Gli altri partiti non seppero organizzare una vera e propria opposizione neanche dopo l’assassinio del deputato socialista Giacomo Matteotti. Infatti, nonostante decisero di abbandonare le aule parlamentari non furono capaci di mobilitare le piazze. Si passò così in breve tempo ad una vera e propria dittatura, con la rivendicazione dell’uccisione di Matteotti da parte di Mussolini, l’emanazione delle leggi “fascistissime” , la creazione di un tribunale speciale e la messa fuori legge di tutti i partiti diversi da quello fascista.
Mussolini non poteva però continuare a governare il paese senza l’appoggio della popolazione. Come già visto, infatti, il ruolo del popolo nella politica era profondamente mutato dopo la prima guerra mondiale. Uomini che avevano combattuto per anni in trincea per il loro paese volevano ora essere partecipi della vita politica dello stato (in questa chiave può essere letta anche l’affermazione dei partiti di massa e la decadenza dei partiti liberali fra il 18′ ed il ‘22). Di conseguenza il neo dittatore cercò di intraprendere una strada politica volta a raccogliere consensi.
Innanzitutto decise di mantenere la struttura monarchica dello stato, rimanendo, almeno ufficialmente, sempre subordinato al potere reale. Ciò favorì molto il regime dato il forte attaccamento che vi era nella popolazione nei confronti della monarchia e della famiglia reale.
Mussolini sentì inoltre la necessità di rappacificare i rapporti fra Stato e Chiesa, in un paese che si dichiarava quasi totalmente cattolico. Il regime riuscì quindi a porre ufficialmente fine dopo cinquant’anni alla “questione romana”, con la firma dei Patti Lateranensi. In questo accordo la Chiesa riconosceva lo Stato italiano e Roma come sua capitale, vedendosi però riconosciuta la sovranità sullo “Stato della città del Vaticano”. I patti comprendevano inoltre accordi finanziari, con cui lo stato si impegnava di pagare un indennizzo al papato, ed un concordato che regolava i rapporti interni fra stato e Chiesa. Come Mussolini credeva, i Patti lateranensi rappresentarono un notevole successo politico.

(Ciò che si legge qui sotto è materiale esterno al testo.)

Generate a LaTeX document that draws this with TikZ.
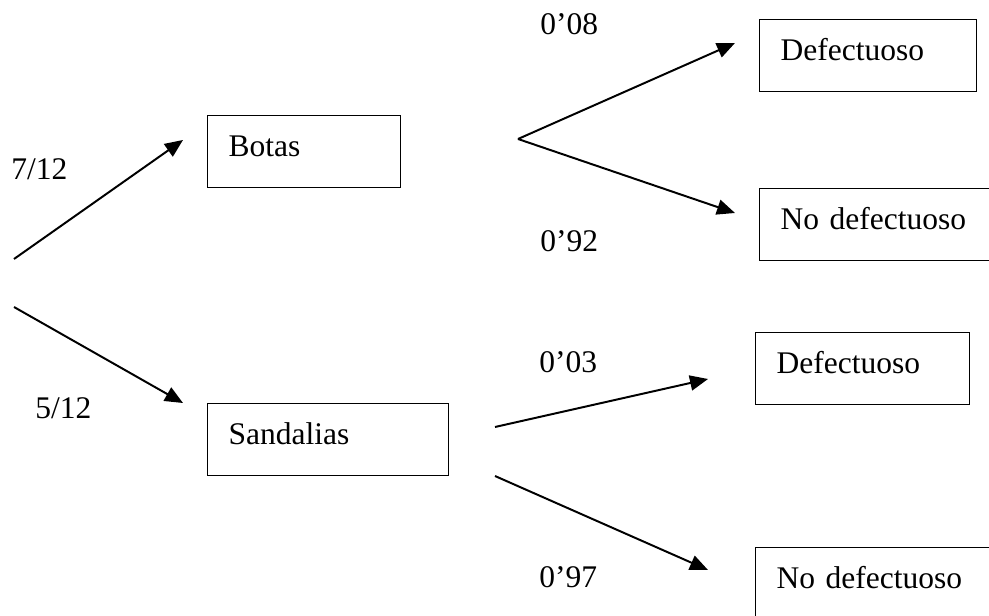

Importante mezzo per la ricerca del consenso furono inoltre le campagne propagandistiche effettuate con toni guerrieri tramite la stampa (rigidamente controllata) grazie a cui il regime riuscì a far sentire il popolo protagonista delle “battaglie” economiche del paese. A questo proposito importanti furono “la battaglia del grano” e la battaglia per la rivalutazione della lira (“quota novanta”). Nel ‘25 vi era infatti stata una brusca svolta nella politica economica del paese, che si diede come obiettivo quello di raggiungere la piena autosufficienza nel settore dei cereali (decisione presa in un’ottica protezionista) e di inseguire una stabilità monetaria. Altra svolta a livello economico vi fu pochi anni dopo quando, per fronteggiare la crisi del ‘29, lo stato decise di sviluppare i lavori pubblici e di intervenire a sostegno dei settori in crisi. Furono quindi realizzati nuovi edifici, ferrovie e strade, avviato il “risanamento” del centro storico di Roma e, soprattutto, bonificato l’intero Agro Pontino, dove vennero costruiti poderi, centri rurali e vere e proprie città (come Littoria).

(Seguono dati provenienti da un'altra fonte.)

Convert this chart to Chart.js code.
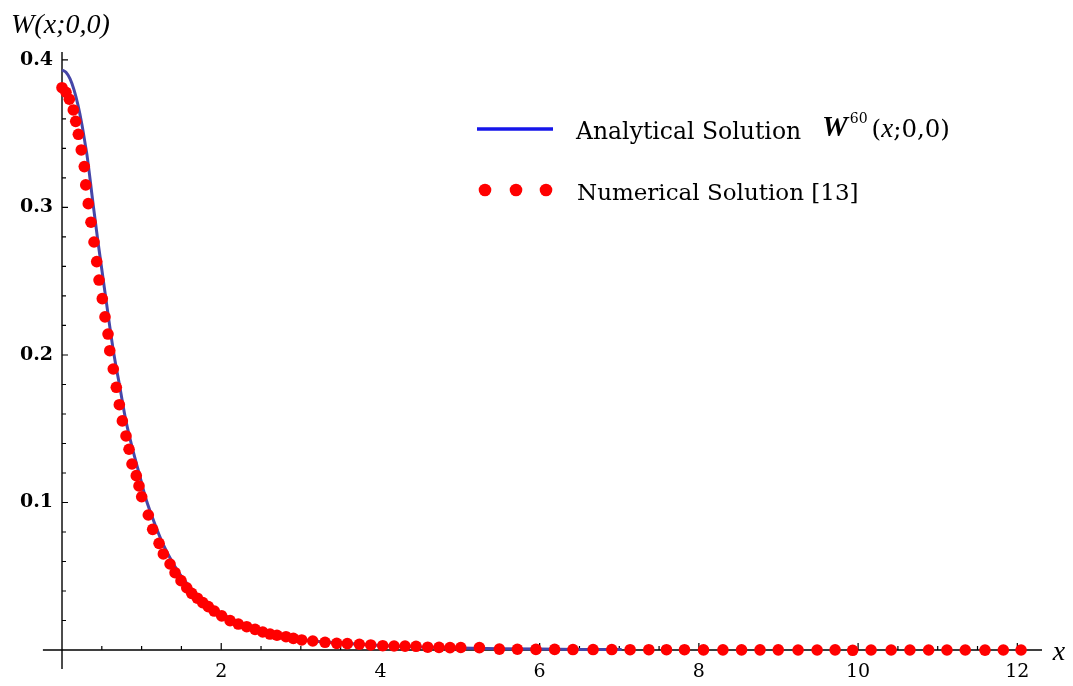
<!DOCTYPE html>
<html>
<head>
<meta charset="utf-8">
<script src="https://cdn.jsdelivr.net/npm/chart.js@4.4.1/dist/chart.umd.min.js"></script>
<style>
  html, body { margin: 0; padding: 0; background: #ffffff; }
  #wrap { position: relative; width: 1073px; height: 686px; }
  canvas { display: block; }
</style>
</head>
<body>
<div id="wrap"><canvas id="c" width="1073" height="686"></canvas></div>
<script>
// ---------- data ----------
const analyticX = [0, 0.05, 0.1, 0.15, 0.2, 0.25, 0.3, 0.314, 0.39, 0.452, 0.551, 0.645, 0.727, 0.803, 0.887, 0.978, 1.046, 1.124, 1.259, 1.392, 1.53, 1.73, 1.943, 2.24, 2.633, 3.03, 3.5, 4.0, 4.5, 5.0, 5.5, 6.0, 6.5, 7.03];
const analyticY = [0.3932, 0.3917, 0.3873, 0.3799, 0.3696, 0.3563, 0.3401, 0.3355, 0.3026, 0.2766, 0.2382, 0.2029, 0.1781, 0.1553, 0.1361, 0.1178, 0.1039, 0.0915, 0.0730, 0.0590, 0.0476, 0.0356, 0.0268, 0.0180, 0.0112, 0.0070, 0.0047, 0.0031, 0.0021, 0.0014, 0.0009, 0.0006, 0.0004, 0.0003];

const numericX = [0.00, 0.050, 0.092, 0.142, 0.172, 0.205, 0.242, 0.280, 0.298, 0.330, 0.364, 0.402, 0.436, 0.465, 0.506, 0.540, 0.578, 0.600, 0.644, 0.682, 0.720, 0.758, 0.804, 0.842, 0.879, 0.933, 0.967, 1.001, 1.084, 1.139, 1.219, 1.273, 1.357, 1.420, 1.495, 1.567, 1.629, 1.700, 1.768, 1.838, 1.913, 2.006, 2.111, 2.215, 2.320, 2.425, 2.521, 2.613, 2.700, 2.814, 2.906, 3.011, 3.150, 3.304, 3.451, 3.584, 3.735, 3.878, 4.029, 4.171, 4.309, 4.447, 4.594, 4.736, 4.874, 5.009, 5.243, 5.494, 5.720, 5.953, 6.188, 6.418, 6.671, 6.906, 7.136, 7.371, 7.593, 7.819, 8.058, 8.302, 8.536, 8.768, 8.997, 9.246, 9.485, 9.711, 9.932, 10.163, 10.415, 10.651, 10.886, 11.116, 11.346, 11.594, 11.824, 12.047];
const numericY = [0.3812, 0.3781, 0.3734, 0.3661, 0.3584, 0.3496, 0.3390, 0.3277, 0.3153, 0.3026, 0.2900, 0.2766, 0.2633, 0.2508, 0.2382, 0.2258, 0.2142, 0.2029, 0.1905, 0.1781, 0.1663, 0.1553, 0.1451, 0.1361, 0.1261, 0.1182, 0.1112, 0.1039, 0.0915, 0.0818, 0.0723, 0.0651, 0.0583, 0.0524, 0.0470, 0.0422, 0.0384, 0.0351, 0.0321, 0.0294, 0.0264, 0.0231, 0.0199, 0.0176, 0.0158, 0.0140, 0.0122, 0.0108, 0.0100, 0.0090, 0.0079, 0.0068, 0.0061, 0.0052, 0.0045, 0.0043, 0.0039, 0.0034, 0.0029, 0.0027, 0.0026, 0.0025, 0.0019, 0.0018, 0.0016, 0.0017, 0.0016, 0.0006, 0.0005, 0.0004, 0.0004, 0.0003, 0.0003, 0.0003, 0.0002, 0.0002, 0.0002, 0.0002, 0.0001, 0.0001, 0.0001, 0.0001, 0.0001, 0.0000, 0.0000, 0.0001, -0.0002, 0.0000, 0.0000, 0.0000, 0.0000, 0.0000, 0.0000, -0.0001, 0.0000, 0.0000];

const xTickValues = [2, 4, 6, 8, 10, 12];
const xTickLabels = ['2', '4', '6', '8', '10', '12'];
const xMinorTicks = [0.5, 1, 1.5, 2.5, 3, 3.5, 4.5, 5, 5.5, 6.5, 7, 7.5, 8.5, 9, 9.5, 10.5, 11, 11.5];
const yTickValues = [0.1, 0.2, 0.3, 0.4];
const yTickLabels = ['0.1', '0.2', '0.3', '0.4'];
const yMinorTicks = [0.02, 0.04, 0.06, 0.08, 0.12, 0.14, 0.16, 0.18, 0.22, 0.24, 0.26, 0.28, 0.32, 0.34, 0.36, 0.38];
const xAxisExtent = [-0.24, 12.31];
const yAxisExtent = [-0.0129, 0.4054];

const yAxisTitle = 'W(x;0,0)';
const xAxisTitle = 'x';
const legendLine = 'Analytical Solution';
const legendDots = 'Numerical Solution [13]';

// ---------- plugins ----------
const axesPlugin = {
  id: 'mathAxes',
  beforeDatasetsDraw(chart) {
    const { ctx, scales: { x, y } } = chart;
    const x0 = x.getPixelForValue(0), y0 = y.getPixelForValue(0);
    ctx.save();
    ctx.strokeStyle = '#000';
    ctx.lineWidth = 1.4;
    ctx.beginPath();
    ctx.moveTo(x.getPixelForValue(xAxisExtent[0]), y0); ctx.lineTo(x.getPixelForValue(xAxisExtent[1]), y0);
    ctx.moveTo(x0, y.getPixelForValue(yAxisExtent[1])); ctx.lineTo(x0, y.getPixelForValue(yAxisExtent[0]));
    ctx.stroke();
    ctx.lineWidth = 1.2;
    ctx.beginPath();
    xTickValues.forEach(v => { const p = x.getPixelForValue(v); ctx.moveTo(p, y0); ctx.lineTo(p, y0 - 7); });
    xMinorTicks.forEach(v => { const p = x.getPixelForValue(v); ctx.moveTo(p, y0); ctx.lineTo(p, y0 - 4); });
    yTickValues.forEach(v => { const p = y.getPixelForValue(v); ctx.moveTo(x0, p); ctx.lineTo(x0 + 6, p); });
    yMinorTicks.forEach(v => { const p = y.getPixelForValue(v); ctx.moveTo(x0, p); ctx.lineTo(x0 + 4, p); });
    ctx.stroke();
    ctx.restore();
  },
  afterDraw(chart) {
    const { ctx } = chart;
    ctx.save();
    ctx.fillStyle = '#000';
    ctx.textBaseline = 'alphabetic';
    // axis titles
    ctx.font = 'italic 28px "Liberation Serif"';
    ctx.textAlign = 'left';
    ctx.fillText(yAxisTitle, 11, 33);
    ctx.textAlign = 'center';
    ctx.fillText(xAxisTitle, 1059, 660);
    // legend: line
    ctx.textAlign = 'left';
    ctx.strokeStyle = '#1515ea';
    ctx.lineWidth = 3.5;
    ctx.beginPath(); ctx.moveTo(477, 129); ctx.lineTo(553, 129); ctx.stroke();
    ctx.font = '23.5px "DejaVu Serif"';
    ctx.fillText(legendLine, 576, 139);
    // math label W^60(x;0,0)
    let cx = 822;
    ctx.font = 'bold italic 29px "Liberation Serif"';
    ctx.fillText('W', cx, 136); cx += ctx.measureText('W').width + 2;
    ctx.font = '14px "DejaVu Serif"';
    ctx.fillText('60', cx, 123); cx += ctx.measureText('60').width + 4;
    ctx.font = '24.5px "DejaVu Serif"';
    ctx.fillText('(', cx, 137); cx += ctx.measureText('(').width;
    ctx.font = 'italic 27px "Liberation Serif"';
    ctx.fillText('x', cx, 137); cx += ctx.measureText('x').width;
    ctx.font = '24.5px "DejaVu Serif"';
    ctx.fillText(';0,0)', cx, 137);
    // legend: dots
    ctx.fillStyle = '#ff0000';
    [485, 516, 546].forEach(px => { ctx.beginPath(); ctx.arc(px, 190, 6.3, 0, Math.PI * 2); ctx.fill(); });
    ctx.fillStyle = '#000';
    ctx.font = '23px "DejaVu Serif"';
    ctx.fillText(legendDots, 577, 200);
    ctx.restore();
  }
};

// ---------- chart ----------
new Chart(document.getElementById('c'), {
  type: 'scatter',
  data: {
    datasets: [
      {
        label: 'Numerical Solution [13]',
        data: numericX.map((v, i) => ({ x: v, y: numericY[i] })),
        showLine: false,
        pointRadius: 5.8,
        pointBackgroundColor: '#ff0000',
        pointBorderWidth: 0,
        clip: false,
        order: 0
      },
      {
        label: 'Analytical Solution',
        data: analyticX.map((v, i) => ({ x: v, y: analyticY[i] })),
        showLine: true,
        borderColor: 'rgb(70,70,168)',
        borderWidth: 3,
        pointRadius: 0,
        cubicInterpolationMode: 'monotone',
        clip: false,
        order: 1
      }
    ]
  },
  options: {
    responsive: false,
    animation: false,
    devicePixelRatio: 1,
    layout: { padding: { top: 52, right: 31, left: 0, bottom: 0 } },
    plugins: { legend: { display: false }, tooltip: { enabled: false }, title: { display: false } },
    scales: {
      x: {
        type: 'linear',
        min: -0.088,
        max: 12.31,
        grid: { display: false, drawTicks: false, tickLength: 0 },
        border: { display: false },
        afterBuildTicks: s => { s.ticks = xTickValues.map(v => ({ value: v })); },
        afterFit: s => { s.height = 31; },
        ticks: {
          padding: 6,
          color: '#000',
          font: { family: '"DejaVu Serif"', size: 19 },
          callback: (v, i) => xTickLabels[i]
        }
      },
      y: {
        type: 'linear',
        min: -0.0034,
        max: 0.4054,
        grid: { display: false, drawTicks: false, tickLength: 0 },
        border: { display: false },
        afterBuildTicks: s => { s.ticks = yTickValues.map(v => ({ value: v })); },
        afterFit: s => { s.width = 55; },
        ticks: {
          padding: 2,
          color: '#000',
          font: { family: '"DejaVu Serif"', size: 19, weight: 'bold' },
          callback: (v, i) => yTickLabels[i]
        }
      }
    }
  },
  plugins: [axesPlugin]
});
</script>
</body>
</html>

Il più grande successo politico in ambito di ricerca del consenso fu però certamente la conquista dell’Etiopia, avvenuta nel ‘35, con cui Mussolini riuscì a convincere molti che L’Italia, diventata impero, avesse conquistato lo status di grande potenza. Durante la guerra in Africa il regime riuscì inoltre a mobilitare il paese ed a far passare in secondo piano vari problemi economici e sociali che ancora affliggevano la popolazione. Questa mobilitazione nacque prevalentemente come protesta per le sanzioni che i governi francese ed inglese non poterono fare a meno di adottare contro l’iniziativa bellica italiana e che, in realtà, non ebbero molta efficacia.
Come visto quindi, sia l’ascesa al potere di Mussolini che le iniziali scelte politiche del regime furono segnate dall’ eredità che la grande guerra lasciò in Italia. Come però sottolinea R. De Felice ne “Le interpretazioni del fascismo” è importante specificare che “Lo sbocco fascista (…) non fu affatto inevitabile, non corrispose affatto ad una necessità. Fu la conseguenza di una molteplicità di fattori, tutti razionali e tutti evitabili, di incomprensioni, di errori, di imprevidenze, di illusioni, di paure, di stanchezza e – solo per una minoranza – di determinazione, molto spesso per niente consapevole per altro degli sbocchi che effettivamente la propria azione avrebbe avuto “.